I think it’s very dependent on how you use words like “rewrite” or “refactor”. The point the author makes about the two page function, and all the bug-fixes (lessons learned) makes sense only if you “rewrite” from scratch without looking at the history. You can absolutely “rewrite” the function in a manner that is “refactoring”, but will often get called “rewrite” in the real world. This may be because “refactor” is sort of this English CS term that doesn’t have a real translation or usage in many languages and “rewrite” is sort of universal for changing text, but in CS is sort of “rebuilding” things.

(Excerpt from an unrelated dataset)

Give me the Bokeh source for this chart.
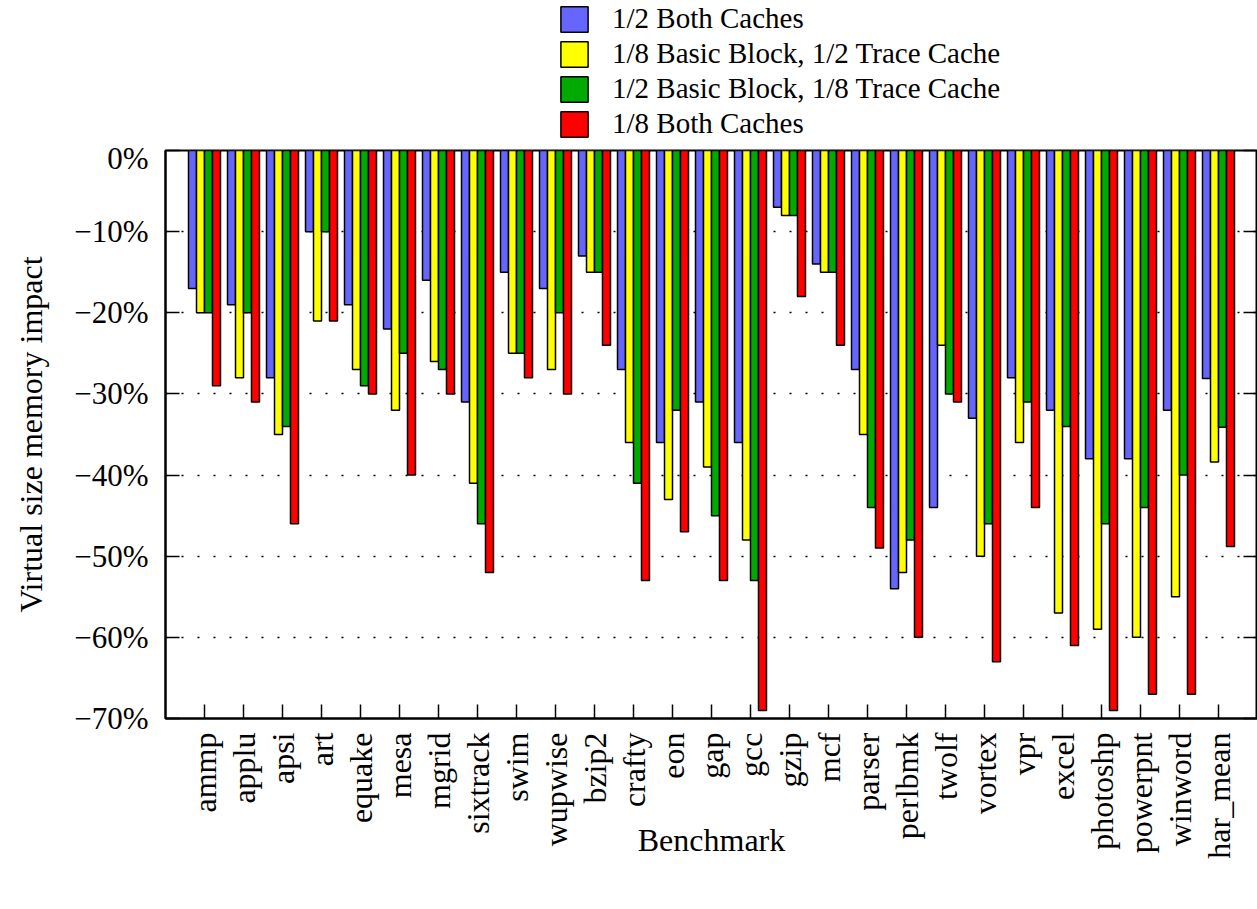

I don’t think you necessarily need to be conservative about rewriting things. We do it all the time in fact. We build something to get it out there and see the usage, and then we build it better and then we do it again. Which often involves a lot of “rewriting” but thanks to principles like SOLID’s single responsibility makes this rather easy to both do and maintain (we write a lot of semi-functional code and try to avoid using OOP unless necessary, so we don’t really use all the parts of SOLID religiously).

I do agree that it’s never a good idea to get into things with the mind-set of “we can do this better if we start from scratch” because you can’t.


There's currently a trend towards shitting on microservices-everything, imo largely justified. But missing from that is that identifying a logical feature and moving it to a microservice is one of the safer ways to begin a gradual rewrite of a critical system. And usually possible to get cross-dept buyin for various not always wholesome reasons. It may not always be the best technical solution but it's often the best political one when a rewrite is necessary.


>identifying a logical feature and moving it to a microservice is one of the safer ways to begin a gradual rewrite of a critical system

Why not identify that same logical feature and move it into a library. How does a Microservice add value here?

Identifying, extracting and adding tests to logical features has been the sane way to rewrite software for ages. Michael feathers even wrote a book about it [1]. This ship of theseus approach works because it's incremental and allows for a complete rewrite without ever having non-functional software in between.

Adding a REST/networking/orchestration boundary to make it a Microservice just for the sake of extracting it adds a lot of complexity for no gain.

Microservice can be the right architecture, but not if all you want is to extract a library.